Ghost Town by First Aid Kit

It took a year after that journal entry to find the courage to quit because I was scared.

Scared of not know what I would do next? Scared of not making any money and not being able to pay bills. Scared of what my family would think? Scared of throwing away a "good paying job" just because I wasn't happy?

But here's what I realized: life is too short to be miserable and dread the day in front of you.


That job, the environment, the work - it changed me and not in a good way.

I felt a darkness I had never felt before - a desperate sadness deep inside. Everyday I felt like a fake and a liar because I wasn't being true to myself and my beliefs. I was settling for subpar work that was killing the creative fire inside of me.

And when I tried to ignore or shove those feelings down my body fought back.
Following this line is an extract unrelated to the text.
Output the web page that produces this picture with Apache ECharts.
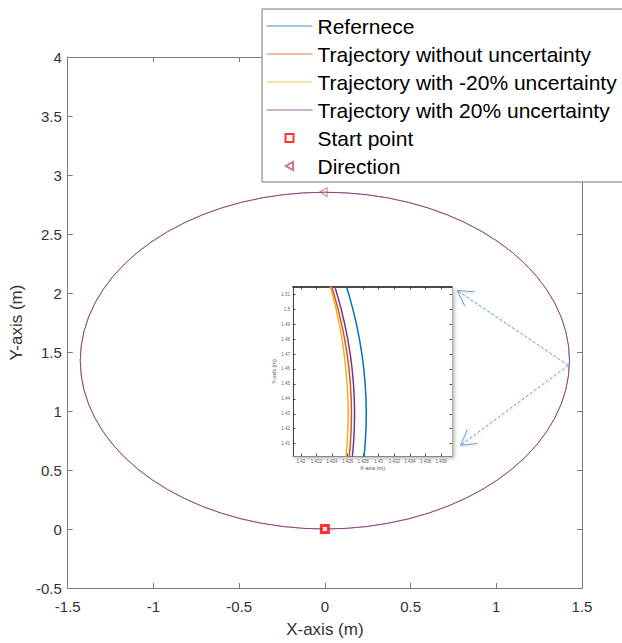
<!DOCTYPE html>
<html><head><meta charset="utf-8">
<script src="https://cdn.jsdelivr.net/npm/echarts@6/dist/echarts.min.js"></script>
<style>html,body{margin:0;padding:0;background:#fff}#c{width:622px;height:643px}</style>
</head><body><div id="c"></div>
<script>
// ---- data ----
const seriesNames = ['Refernece', 'Trajectory without uncertainty', 'Trajectory with -20% uncertainty', 'Trajectory with 20% uncertainty', 'Start point', 'Direction'];
const seriesColors = ['#0072BD', '#D95319', '#EDB120', '#7E2F8E'];

// main view: the four trajectories coincide at this scale (differences < 0.002 m)
const pathX = [0, 0.1244, 0.2478, 0.3693, 0.4881, 0.6031, 0.7135, 0.8185, 0.9173, 1.0090, 1.0931, 1.1689, 1.2358, 1.2933, 1.3410, 1.3784, 1.4053, 1.4216, 1.427,
  1.4216, 1.4053, 1.3784, 1.3410, 1.2933, 1.2358, 1.1689, 1.0931, 1.0090, 0.9173, 0.8185, 0.7135, 0.6031, 0.4881, 0.3693, 0.2478, 0.1244, 0,
  -0.1244, -0.2478, -0.3693, -0.4881, -0.6031, -0.7135, -0.8185, -0.9173, -1.0090, -1.0931, -1.1689, -1.2358, -1.2933, -1.3410, -1.3784, -1.4053, -1.4216, -1.427,
  -1.4216, -1.4053, -1.3784, -1.3410, -1.2933, -1.2358, -1.1689, -1.0931, -1.0090, -0.9173, -0.8185, -0.7135, -0.6031, -0.4881, -0.3693, -0.2478, -0.1244, 0];
const pathY = [0, 0.0054, 0.0217, 0.0486, 0.0860, 0.1337, 0.1912, 0.2581, 0.3339, 0.4180, 0.5097, 0.6085, 0.7135, 0.8239, 0.9389, 1.0577, 1.1792, 1.3026, 1.427,
  1.5514, 1.6748, 1.7963, 1.9151, 2.0301, 2.1405, 2.2455, 2.3443, 2.4360, 2.5201, 2.5959, 2.6628, 2.7203, 2.7680, 2.8054, 2.8323, 2.8486, 2.854,
  2.8486, 2.8323, 2.8054, 2.7680, 2.7203, 2.6628, 2.5959, 2.5201, 2.4360, 2.3443, 2.2455, 2.1405, 2.0301, 1.9151, 1.7963, 1.6748, 1.5514, 1.427,
  1.3026, 1.1792, 1.0577, 0.9389, 0.8239, 0.7135, 0.6085, 0.5097, 0.4180, 0.3339, 0.2581, 0.1912, 0.1337, 0.0860, 0.0486, 0.0217, 0.0054, 0];

const startPoint = [0, 0];
const directionPoint = [-0.008, 2.855];

// inset (zoom near x = 1.427, y = 1.43)
const insetY    = [1.39, 1.41, 1.43, 1.45, 1.47, 1.49, 1.51, 1.53];
const refInsetX = [1.42784, 1.42826, 1.4284, 1.42826, 1.42784, 1.42714, 1.42616, 1.4249];
const nomInsetX = [1.42594, 1.42636, 1.4265, 1.42636, 1.42594, 1.42524, 1.42426, 1.4230];
const negInsetX = [1.42556, 1.42594, 1.42608, 1.42594, 1.42556, 1.42494, 1.42406, 1.4229];
const posInsetX = [1.42634, 1.42676, 1.4269, 1.42676, 1.42634, 1.42564, 1.42466, 1.4234];

// tick labels
const mainXTicks = ['-1.5', '-1', '-0.5', '0', '0.5', '1', '1.5'];
const mainYTicks = ['-0.5', '0', '0.5', '1', '1.5', '2', '2.5', '3', '3.5', '4'];
const insetXTicks = [1.42, 1.422, 1.424, 1.426, 1.428, 1.43, 1.432, 1.434, 1.436, 1.438];
const insetYTicks = [1.41, 1.42, 1.43, 1.44, 1.45, 1.46, 1.47, 1.48, 1.49, 1.5, 1.51];

// annotation arrows (main data coords)
const arrowFrom = [1.421, 1.387];
const arrowTips = [[0.772, 2.021], [0.791, 0.709]];

// ---- chart ----
const F = 'Liberation Sans, Arial, Helvetica, sans-serif';
const AX = '#7a7a7a';
const pairs = (xs, ys) => xs.map((x, i) => [x, ys[i]]);
const insetData = [refInsetX, nomInsetX, negInsetX, posInsetX].map(xs => xs.map((x, i) => [x, insetY[i]]));

const mainX = {min: Number(mainXTicks[0]), max: Number(mainXTicks[mainXTicks.length - 1]), interval: 0.5};
const mainY = {min: Number(mainYTicks[0]), max: Number(mainYTicks[mainYTicks.length - 1]), interval: 0.5};

function mainAxis(base, pos, showLabel, extra) {
  return Object.assign({
    type: 'value', gridIndex: 0, position: pos,
    min: base.min, max: base.max, interval: base.interval,
    axisLine: {onZero: false, lineStyle: {color: AX, width: 1}},
    axisTick: {inside: true, length: 5, lineStyle: {color: AX}},
    axisLabel: {show: showLabel, color: '#333', fontSize: 15, fontFamily: F, showMinLabel: true, showMaxLabel: true},
    splitLine: {show: false}
  }, extra || {});
}
function insetAxis(pos, min, max, ticks, lineColor, lineWidth, showLabel, extra) {
  return Object.assign({
    type: 'value', gridIndex: 1, position: pos, min: min, max: max,
    axisLine: {onZero: false, lineStyle: {color: lineColor, width: lineWidth}},
    axisTick: {inside: true, length: 2.5, customValues: ticks, lineStyle: {color: '#222', width: 0.8}},
    axisLabel: {show: showLabel, customValues: ticks, color: '#666', fontSize: 4.5, fontFamily: F, margin: 3},
    splitLine: {show: false}
  }, extra || {});
}

const series = [];
for (let k = 0; k < 4; k++) {
  series.push({
    type: 'line', name: seriesNames[k], xAxisIndex: 0, yAxisIndex: 0,
    data: pairs(pathX, pathY), symbol: 'none', smooth: false,
    lineStyle: {color: seriesColors[k], width: k === 3 ? 1 : 0.4, opacity: k === 3 ? 0.85 : 0.6},
    itemStyle: {color: seriesColors[k]}, z: 2
  });
}
for (let k = 0; k < 4; k++) {
  series.push({
    type: 'line', name: seriesNames[k], xAxisIndex: 2, yAxisIndex: 2,
    data: insetData[k], symbol: 'none', smooth: true, clip: true,
    lineStyle: {color: seriesColors[k], width: 1.5}, itemStyle: {color: seriesColors[k]}, z: 3
  });
}
series.push({
  type: 'scatter', name: seriesNames[4], xAxisIndex: 0, yAxisIndex: 0,
  data: [startPoint], symbol: 'path://M0,0 L10,0 L10,10 L0,10 Z', symbolSize: 7, symbolKeepAspect: true,
  itemStyle: {color: '#ffffff', borderColor: '#ff0000', borderWidth: 3}, z: 5
});
series.push({
  type: 'scatter', name: seriesNames[5], xAxisIndex: 0, yAxisIndex: 0,
  data: [directionPoint], symbol: 'path://M0,5 L9,0 L9,10 Z', symbolSize: [8, 9], symbolKeepAspect: true,
  itemStyle: {color: 'rgba(255,255,255,0)', borderColor: '#c0506b', borderWidth: 1}, z: 5
});

const legendData = seriesNames.map((n, i) => i < 4
  ? {name: n, itemStyle: {opacity: 0}, lineStyle: {width: 1, color: seriesColors[i], opacity: 0.75}}
  : {name: n});

const chart = echarts.init(document.getElementById('c'), null, {renderer: 'svg'});
chart.setOption({
  animation: false,
  backgroundColor: '#ffffff',
  grid: [
    {left: 63, top: 57, width: 519, height: 536, show: false},
    {left: 293, top: 287, width: 159, height: 169, show: true, backgroundColor: '#ffffff', borderWidth: 0,
     shadowBlur: 4, shadowColor: 'rgba(0,0,0,0.35)', shadowOffsetX: 2, shadowOffsetY: 2}
  ],
  xAxis: [
    mainAxis(mainX, 'bottom', true, {name: 'X-axis (m)', nameLocation: 'middle', nameGap: 33,
      nameTextStyle: {fontSize: 17, color: '#333', fontFamily: F}, axisLabel: {color: '#333', fontSize: 15, fontFamily: F, margin: 11, showMinLabel: true, showMaxLabel: true}}),
    mainAxis(mainX, 'top', false),
    insetAxis('bottom', 1.419, 1.4394, insetXTicks, '#888', 1, true, {name: 'X-axis (m)', nameLocation: 'middle', nameGap: 9,
      nameTextStyle: {fontSize: 5.5, color: '#555', fontFamily: F}}),
    insetAxis('top', 1.419, 1.4394, insetXTicks, '#111', 1.5, false)
  ],
  yAxis: [
    mainAxis(mainY, 'left', true, {name: 'Y-axis (m)', nameLocation: 'middle', nameGap: 41,
      nameTextStyle: {fontSize: 17, color: '#333', fontFamily: F}, axisLabel: {color: '#333', fontSize: 15, fontFamily: F, margin: 6, showMinLabel: true, showMaxLabel: true}}),
    mainAxis(mainY, 'right', false),
    insetAxis('left', 1.4017, 1.5149, insetYTicks, '#444', 1, true, {name: 'Y-axis (m)', nameLocation: 'middle', nameGap: 13,
      nameTextStyle: {fontSize: 5.5, color: '#555', fontFamily: F}}),
    insetAxis('right', 1.4017, 1.5149, insetYTicks, '#aaa', 1, false)
  ],
  legend: {
    orient: 'vertical', left: 262, top: 9, padding: [3, 12, 2, 4], itemGap: 0,
    itemWidth: 46, itemHeight: 8, backgroundColor: '#ffffff', borderColor: '#777', borderWidth: 1,
    selectedMode: false, z: 10, symbolKeepAspect: true,
    textStyle: {fontSize: 21, lineHeight: 28, color: '#000', fontFamily: F},
    data: legendData
  },
  series: series
});

// annotation arrows from the main curve to the inset corners
const P = d => chart.convertToPixel({xAxisIndex: 0, yAxisIndex: 0}, d);
const AC = '#6f9bd6';
const graphics = [];
const from = P(arrowFrom);
arrowTips.forEach(t => {
  const tip = P(t);
  const dx = from[0] - tip[0], dy = from[1] - tip[1];
  const L = Math.hypot(dx, dy), ux = dx / L, uy = dy / L;
  const wing = a => {
    const c = Math.cos(a), s = Math.sin(a);
    return [tip[0] + 17 * (ux * c - uy * s), tip[1] + 17 * (ux * s + uy * c)];
  };
  const sh = {shadowBlur: 2, shadowColor: 'rgba(0,0,0,0.18)', shadowOffsetX: 1, shadowOffsetY: 1};
  graphics.push({type: 'line', z: 20, shape: {x1: from[0], y1: from[1], x2: tip[0], y2: tip[1]},
    style: Object.assign({stroke: AC, lineWidth: 1, lineDash: [3, 2]}, sh)});
  graphics.push({type: 'polyline', z: 20, shape: {points: [wing(Math.PI / 6), tip, wing(-Math.PI / 6)]},
    style: Object.assign({stroke: AC, lineWidth: 1, fill: null}, sh)});
});
chart.setOption({graphic: graphics});
</script>
</body></html>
I was so stressed out I started getting cystic acne on a regular basis. The cysts were big and painful and each one would have to be injected with a steroid shot. Working a 9 - 5 schedule I had to go on my lunch hour but my dermatologist was a half hour away. So I would rush to my car, drive as fast as possible, get the shot, and rush back. It was emotionally painful and exhausting.

It was about this time I had had enough. I was finally ready to ditch my blazers for vintage dashiki dresses. All I had was a 10k loan + the support of Alex and it was all I needed. 


The day I walked out I felt as though a 5000 lb weight had been lifted from my head and heart. I was so excited I literally ran to my unknown future.

Looking back now, almost 5 years later, I have few regrets. I have a business that feeds my creativity and I wake up excited because there are endless possibilities. I have the power to make it be whatever I want it to be.

The best part is that I get to work with women who are as passionate about their businesses as I am.

Was it all smooth sailing? Hell no. It wasn't then and it isn't now! Would I recommend you up and quit with no plan and just a loan? No. But here's what I do recommend:

  • Read this book Escape From Cubicle Nation it helped me.
  • Find a life coach to help you make a tactical plan about what you want to do moving forward with action steps.
  • Save as much money as you can (enough to survive for at least a year) and avoid taking out loans or credit cards. Both of which I did and I'm still paying back that money. #regrets
  • Trust your MIGHTY within - only you know what is best for you.